Publication Date

4-2022

School

Helms School of Government

Major

International Relations

Keywords

Compulsory Voting, Mandatory Voting, Voto Obligatorio, Vote Buying, Corruption, Latin America, Latin American Politics, Democracy Studies, Political Philosophy

Disciplines

Comparative Politics | Latin American Studies | Political Theory

Abstract

Among modern democracies, compulsory voting (CV) is institutionalized most prevalently in Latin America. Latin American politics have a long, turbulent history, and governments in the region have some of the highest rates of political corruption in the world among democracies, especially electoral fraud. This study investigates the connection between these two phenomena.
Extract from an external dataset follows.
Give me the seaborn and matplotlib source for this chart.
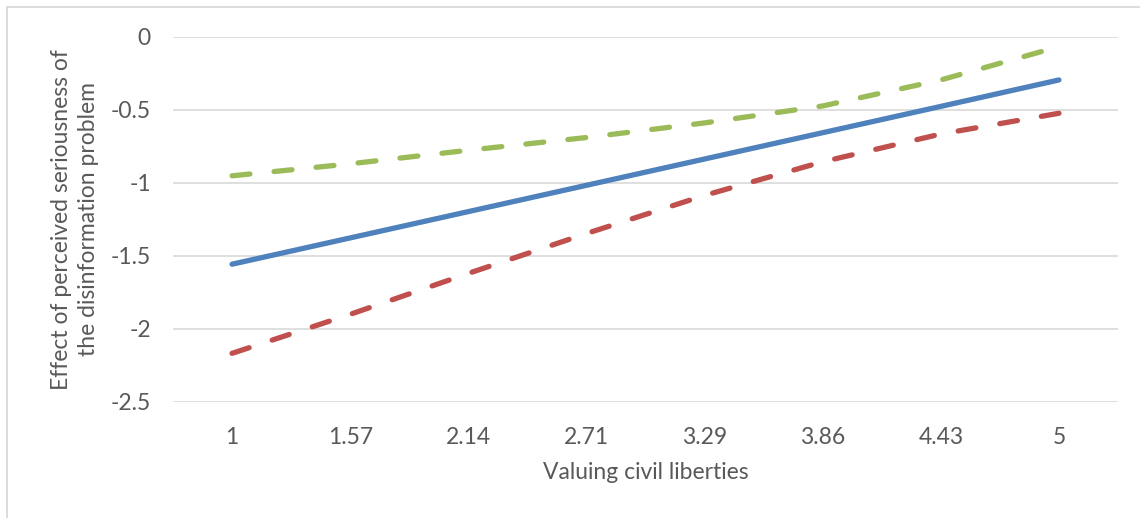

Secondary empirical quantitative and qualitative research of political and cultural behavior are analyzed according to a rational choice theory decision paradigm. Demographic, experimental, and theoretical data regarding the effects of CV laws are considered in light of possible incentives and disincentives for engaging in vote-buying. This study inductively argues that compulsory voting increases the prevalence of vote-buying in Latin American democracies due to the existence of regional clientelist networks that target poor and weakly opposed voters, the demographics among whom turnout is most increased when voting is made compulsory. These findings bear on the future of democratic practices and institutions in the West for the twenty-first century.